At its heart, chemistry is the study of how substances are transformed through chemical reactions. The traditional role of chemical theory has been to develop conceptual, mathematical and computational tools for describing how chemical reactions occur. Despite the many advances in chemistry over the years, the computational methods developed to predict the products and key intermediates of a chemical reaction are limited to small molecules, rapid reactions or systems in which no new chemical bonds are formed. Novel approaches are needed to address complex chemical systems such as biochemical reactions, catalysis, molecular electronics and nanomaterials.
In his early work as a graduate and postdoctoral researcher, Dr.
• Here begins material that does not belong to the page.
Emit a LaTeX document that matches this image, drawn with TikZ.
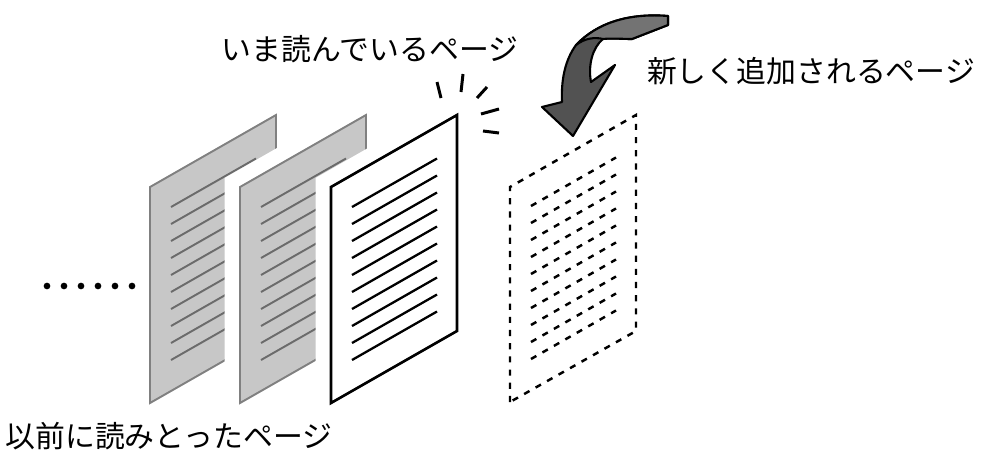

Paul Ayers has made significant achievements in the field of density functional theory and electron structure theory. Using this basis in understanding the electronic structure of huge molecules, he will work toward developing a novel approach for predicting reaction pathways and products. In this regard, Dr. Ayers’ work is broadly viewed as groundbreaking.
There is currently no way to use computations to predict the reaction mechanisms or the products of reactions. These types of computational tools are required to enable the design of advanced pharmaceutical agents that bind to proteins and either inhibit the action of a specific enzyme or block the site where protein-protein interactions occur. It is essential to understand how proteins work at the atomic level in order to design drugs that meet specific needs and do it well. By the same token, understanding how things work at the atomic level can enable scientists to design new industrial catalysts that are also both highly targeted and highly effective.
Dr. Ayers’ research holds the potential for developing a practical, reliable and broadly applicable method for predicting the products and detailed reaction mechanisms of chemical reactions that will generate substantive advances in molecular biology and material design.